Teaching Statement

Dance is often associated with balance – the delicate teetering to preserve heroic shapes; virtuosic poses held to calmly defy physics. For me, dance also exists in the balancing of seeming dialectics, walking the lines between generous teacher and dedicatedstudent, intellectual scholar and embodied practitioner, creative artist and curious scientist.  

More than anything, I want burgeoning artists to dance longer and stronger, allowing internal awareness to manifest in outer expressivity. Here the binaries continue to emerge and merge: classical training meets contemporary sensibility, easeful release facilitates meticulous detail.  Scientific evidence is met with longstanding traditions. Aesthetic virtuosity tempers functional efficiency.  Articulate bodies are matched with eloquent minds.

I approach my studio work (both contemporary and ballet techniques) with a heavy emphasis on wellness and efficiency ideal for dancing bodies. Of what use is information if is not applicable? I ask for students to discover their own instruments through somatic awareness combined with anatomical savvy. While I honor precision in the form of technique, I deeply believe that each dancer, each body, can achieve this accuracy authentically within sensation. Rote replication is of little interest to me. I push students to be critical thinkers and enlivened physical vessels. 

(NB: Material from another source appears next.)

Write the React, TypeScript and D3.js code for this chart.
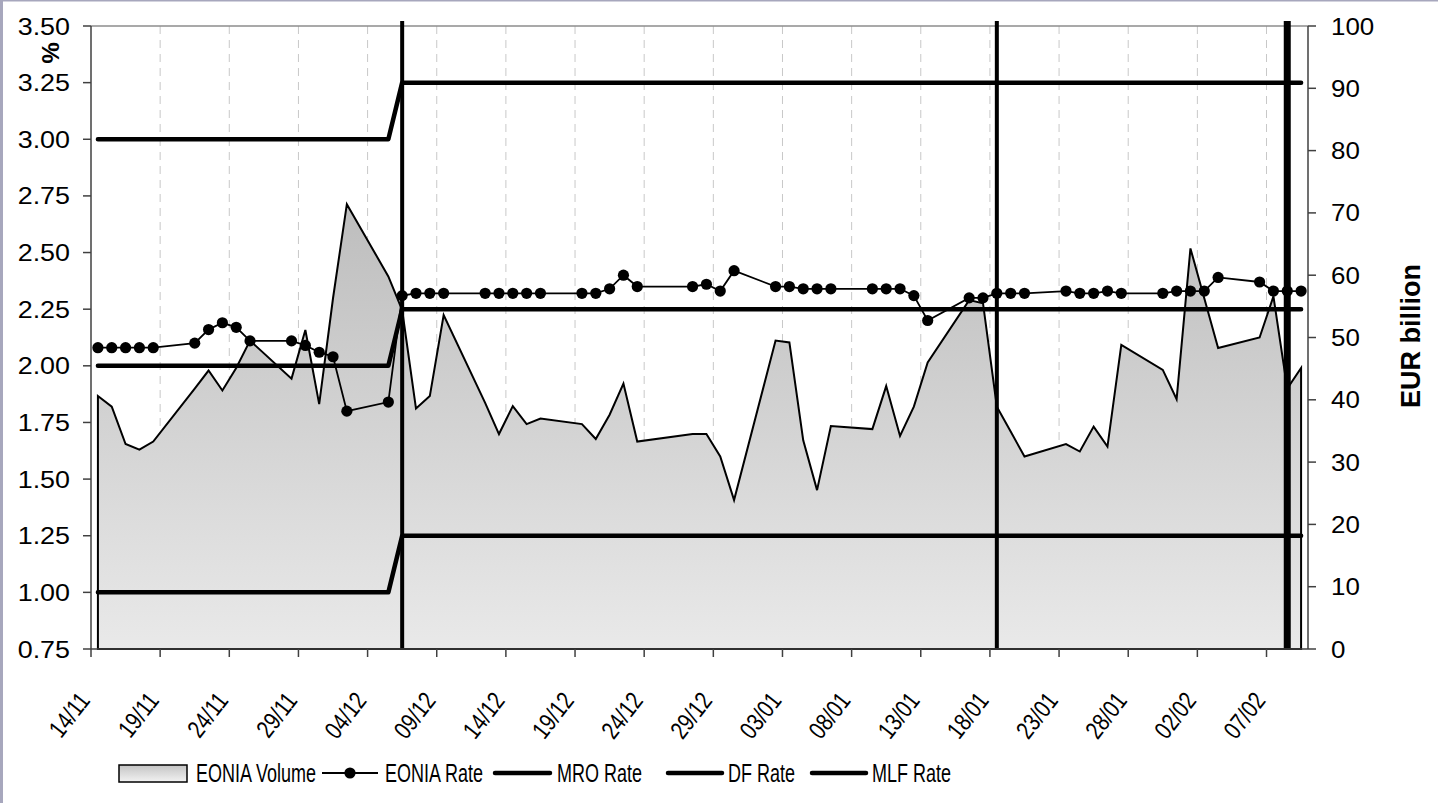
import * as d3 from 'd3';

// business days with an EONIA fixing
const dates = [
  '2005-11-14', '2005-11-15', '2005-11-16', '2005-11-17', '2005-11-18',
  '2005-11-21', '2005-11-22', '2005-11-23', '2005-11-24', '2005-11-25',
  '2005-11-28', '2005-11-29', '2005-11-30', '2005-12-01', '2005-12-02',
  '2005-12-05', '2005-12-06', '2005-12-07', '2005-12-08', '2005-12-09',
  '2005-12-12', '2005-12-13', '2005-12-14', '2005-12-15', '2005-12-16',
  '2005-12-19', '2005-12-20', '2005-12-21', '2005-12-22', '2005-12-23',
  '2005-12-27', '2005-12-28', '2005-12-29', '2005-12-30',
  '2006-01-02', '2006-01-03', '2006-01-04', '2006-01-05', '2006-01-06',
  '2006-01-09', '2006-01-10', '2006-01-11', '2006-01-12', '2006-01-13',
  '2006-01-16', '2006-01-17', '2006-01-18', '2006-01-19', '2006-01-20',
  '2006-01-23', '2006-01-24', '2006-01-25', '2006-01-26', '2006-01-27',
  '2006-01-30', '2006-01-31', '2006-02-01', '2006-02-02', '2006-02-03',
  '2006-02-06', '2006-02-07', '2006-02-08', '2006-02-09'
];

// EONIA rate, %
const eoniaRate = [
  2.08, 2.08, 2.08, 2.08, 2.08,
  2.10, 2.16, 2.19, 2.17, 2.11,
  2.11, 2.09, 2.06, 2.04, 1.80,
  1.84, 2.31, 2.32, 2.32, 2.32,
  2.32, 2.32, 2.32, 2.32, 2.32,
  2.32, 2.32, 2.34, 2.40, 2.35,
  2.35, 2.36, 2.33, 2.42,
  2.35, 2.35, 2.34, 2.34, 2.34,
  2.34, 2.34, 2.34, 2.31, 2.20,
  2.30, 2.30, 2.32, 2.32, 2.32,
  2.33, 2.32, 2.32, 2.33, 2.32,
  2.32, 2.33, 2.33, 2.33, 2.39,
  2.37, 2.33, 2.33, 2.33
];

// EONIA volume, EUR billion
const eoniaVolume = [
  40.6, 38.9, 32.9, 32.0, 33.3,
  41.8, 44.7, 41.5, 45.1, 49.5,
  43.4, 51.2, 39.3, 56.3, 71.4,
  59.8, 54.4, 38.6, 40.6, 53.6,
  39.5, 34.5, 39.0, 36.1, 37.0,
  36.1, 33.7, 37.6, 42.6, 33.3,
  34.5, 34.5, 30.9, 23.9,
  49.5, 49.2, 33.5, 25.5, 35.8,
  35.3, 42.2, 34.2, 38.9, 46.0,
  56.0, 55.5, 38.9, 34.9, 30.9,
  32.9, 31.7, 35.7, 32.5, 48.8,
  44.8, 40.1, 64.3, 56.3, 48.3,
  50.0, 56.6, 41.8, 45.1
];

// ECB key rates and the dates they took effect
const rateChangeDates = ['2005-11-14', '2005-12-06'];
const mroLevels = [2.0, 2.25];
const dfLevels = [1.0, 1.25];
const mlfLevels = [3.0, 3.25];

// start of reserve maintenance periods
const maintenanceStarts = ['2005-12-06', '2006-01-18', '2006-02-08'];

const axisStart = '2005-11-14';
const axisEnd = '2006-02-10';
const leftTicks = [0.75, 1.0, 1.25, 1.5, 1.75, 2.0, 2.25, 2.5, 2.75, 3.0, 3.25, 3.5];
const rightTicks = [0, 10, 20, 30, 40, 50, 60, 70, 80, 90, 100];

const W = 1438;
const H = 803;
const margin = { top: 26, right: 130, bottom: 154, left: 91 };
const FONT = '"Liberation Sans", Arial, sans-serif';

const parse = d3.utcParse('%Y-%m-%d');
const fmtDay = d3.utcFormat('%d/%m');
const mid = (s: string) => d3.utcHour.offset(parse(s) as Date, 12);

export default function App() {
  const x = d3
    .scaleUtc()
    .domain([parse(axisStart) as Date, parse(axisEnd) as Date])
    .range([margin.left, W - margin.right]);
  const yRate = d3.scaleLinear().domain([0.75, 3.5]).range([H - margin.bottom, margin.top]);
  const yVol = d3.scaleLinear().domain([0, 100]).range([H - margin.bottom, margin.top]);
  const x0 = margin.left;
  const x1 = W - margin.right;
  const yb = H - margin.bottom;

  const changeTimes = rateChangeDates.map((d) => parse(d) as Date);
  const levelAt = (levels: number[], s: string) =>
    levels[d3.bisectRight(changeTimes, parse(s) as Date) - 1];

  const rows = dates.map((d, i) => ({
    t: mid(d),
    rate: eoniaRate[i],
    vol: eoniaVolume[i],
    mro: levelAt(mroLevels, d),
    df: levelAt(dfLevels, d),
    mlf: levelAt(mlfLevels, d)
  }));

  const area = d3
    .area<(typeof rows)[number]>()
    .x((d) => x(d.t))
    .y0(yb)
    .y1((d) => yVol(d.vol));
  const rateLine = d3
    .line<(typeof rows)[number]>()
    .x((d) => x(d.t))
    .y((d) => yRate(d.rate));
  const policyLine = (key: 'mro' | 'df' | 'mlf') =>
    d3
      .line<(typeof rows)[number]>()
      .x((d) => x(d.t))
      .y((d) => yRate(d[key]))(rows) as string;

  const xTicks = d3.utcDay.range(parse(axisStart) as Date, parse(axisEnd) as Date, 5);

  // legend layout
  const lgY = 773;
  const legendText = (tx: number, label: string) => (
    <text
      transform={`translate(${tx},${lgY + 9}) scale(0.72,1)`}
      fontSize={25}
      fontFamily={FONT}
      fill="#000"
    >
      {label}
    </text>
  );

  return (
    <div style={{ position: 'fixed', left: 0, top: 0, width: W, height: H, background: '#fff' }}>
      <svg width={W} height={H} style={{ display: 'block' }}>
        <defs>
          <linearGradient id="volFill" gradientUnits="userSpaceOnUse" x1="0" y1={yVol(72)} x2="0" y2={yb}>
            <stop offset="0" stopColor="#bdbdbd" />
            <stop offset="1" stopColor="#e9e9e9" />
          </linearGradient>
          <linearGradient id="legFill" x1="0" y1="0" x2="0" y2="1">
            <stop offset="0" stopColor="#c4c4c4" />
            <stop offset="1" stopColor="#f2f2f2" />
          </linearGradient>
        </defs>

        <rect x={0} y={0} width={W} height={H} fill="#fff" />
        <rect x={0} y={0} width={3} height={H} fill="#a7a7bd" />
        <rect x={0} y={0} width={W} height={1.5} fill="#a7a7bd" />

        {/* dashed vertical gridlines */}
        {xTicks.slice(1).map((t, i) => (
          <line
            key={'g' + i}
            x1={x(t)}
            x2={x(t)}
            y1={margin.top}
            y2={yb}
            stroke="#c8c8c8"
            strokeWidth={1}
            strokeDasharray="8,6"
          />
        ))}
        <line x1={x0} x2={x1} y1={margin.top} y2={margin.top} stroke="#8c8c8c" strokeWidth={1.5} />

        {/* volume area */}
        <path
          d={area(rows) as string}
          fill="url(#volFill)"
          stroke="#000"
          strokeWidth={2}
          strokeLinejoin="miter"
        />

        {/* policy rates */}
        {(['mlf', 'mro', 'df'] as const).map((k) => (
          <path
            key={k}
            d={policyLine(k)}
            fill="none"
            stroke="#000"
            strokeWidth={4.5}
            strokeLinecap="round"
            strokeLinejoin="round"
          />
        ))}

        {/* maintenance period markers */}
        {maintenanceStarts.map((d, i) => (
          <line
            key={'m' + i}
            x1={x(mid(d))}
            x2={x(mid(d))}
            y1={margin.top - 5}
            y2={yb}
            stroke="#000"
            strokeWidth={i === maintenanceStarts.length - 1 ? 7 : 4}
          />
        ))}

        {/* EONIA rate */}
        <path d={rateLine(rows) as string} fill="none" stroke="#000" strokeWidth={1.8} />
        {rows.map((d, i) => (
          <circle key={'c' + i} cx={x(d.t)} cy={yRate(d.rate)} r={5.6} fill="#000" />
        ))}

        {/* left axis */}
        <line x1={x0} x2={x0} y1={margin.top} y2={yb} stroke="#404040" strokeWidth={1.5} />
        {leftTicks.map((v) => (
          <g key={'l' + v}>
            <line x1={x0 - 8} x2={x0} y1={yRate(v)} y2={yRate(v)} stroke="#404040" strokeWidth={1.5} />
            <text
              transform={`translate(70,${yRate(v) + 8.5}) scale(1.12,1)`}
              textAnchor="end"
              fontSize={24}
              fontFamily={FONT}
            >
              {d3.format('.2f')(v)}
            </text>
          </g>
        ))}
        <text
          transform="translate(50,53) rotate(90)"
          textAnchor="middle"
          dominantBaseline="central"
          fontSize={24}
          fontWeight="bold"
          fontFamily={FONT}
        >
          %
        </text>

        {/* right axis */}
        <line x1={x1} x2={x1} y1={margin.top} y2={yb} stroke="#404040" strokeWidth={1.5} />
        {rightTicks.map((v) => (
          <g key={'r' + v}>
            <line x1={x1} x2={x1 + 8} y1={yVol(v)} y2={yVol(v)} stroke="#404040" strokeWidth={1.5} />
            <text
              transform={`translate(1331,${yVol(v) + 8.5}) scale(1.08,1)`}
              fontSize={24}
              fontFamily={FONT}
            >
              {v}
            </text>
          </g>
        ))}
        <text
          transform="translate(1411,336) rotate(-90)"
          textAnchor="middle"
          dominantBaseline="central"
          fontSize={27}
          fontWeight="bold"
          fontFamily={FONT}
        >
          EUR billion
        </text>

        {/* bottom axis */}
        <line x1={x0} x2={x1} y1={yb} y2={yb} stroke="#404040" strokeWidth={1.5} />
        {xTicks.map((t, i) => (
          <g key={'b' + i}>
            <line x1={x(t)} x2={x(t)} y1={yb} y2={yb + 8} stroke="#404040" strokeWidth={1.5} />
            <text
              transform={`translate(${x(t)},701) rotate(-52) scale(0.8,1)`}
              textAnchor="end"
              fontSize={25}
              fontFamily={FONT}
            >
              {fmtDay(t)}
            </text>
          </g>
        ))}

        {/* legend */}
        <rect x={119} y={765} width={68} height={17} fill="url(#legFill)" stroke="#000" strokeWidth={1.5} />
        {legendText(196, 'EONIA Volume')}
        <line x1={322} x2={378} y1={lgY} y2={lgY} stroke="#000" strokeWidth={2} />
        <circle cx={350} cy={lgY} r={5.6} fill="#000" />
        {legendText(385, 'EONIA Rate')}
        <line x1={495} x2={550} y1={lgY} y2={lgY} stroke="#000" strokeWidth={4.5} strokeLinecap="round" />
        {legendText(557, 'MRO Rate')}
        <line x1={668} x2={722} y1={lgY} y2={lgY} stroke="#000" strokeWidth={4.5} strokeLinecap="round" />
        {legendText(728, 'DF Rate')}
        <line x1={812} x2={866} y1={lgY} y2={lgY} stroke="#000" strokeWidth={4.5} strokeLinecap="round" />
        {legendText(872, 'MLF Rate')}
      </svg>
    </div>
  );
}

All of my expectations are unapologetically rigorous. Here again, seeming opposition: fastidious demand is supported by nurturing permission. I encourage my students to seek breadth of available choices and eliminate unconscious habit. Learning is a practice, in and out of the studio and the classroom. By cultivating an environment with room for reflection and at once curating a very specific agenda for each class, it is my hope to facilitate agency for the flourishing artist.  We will practice together.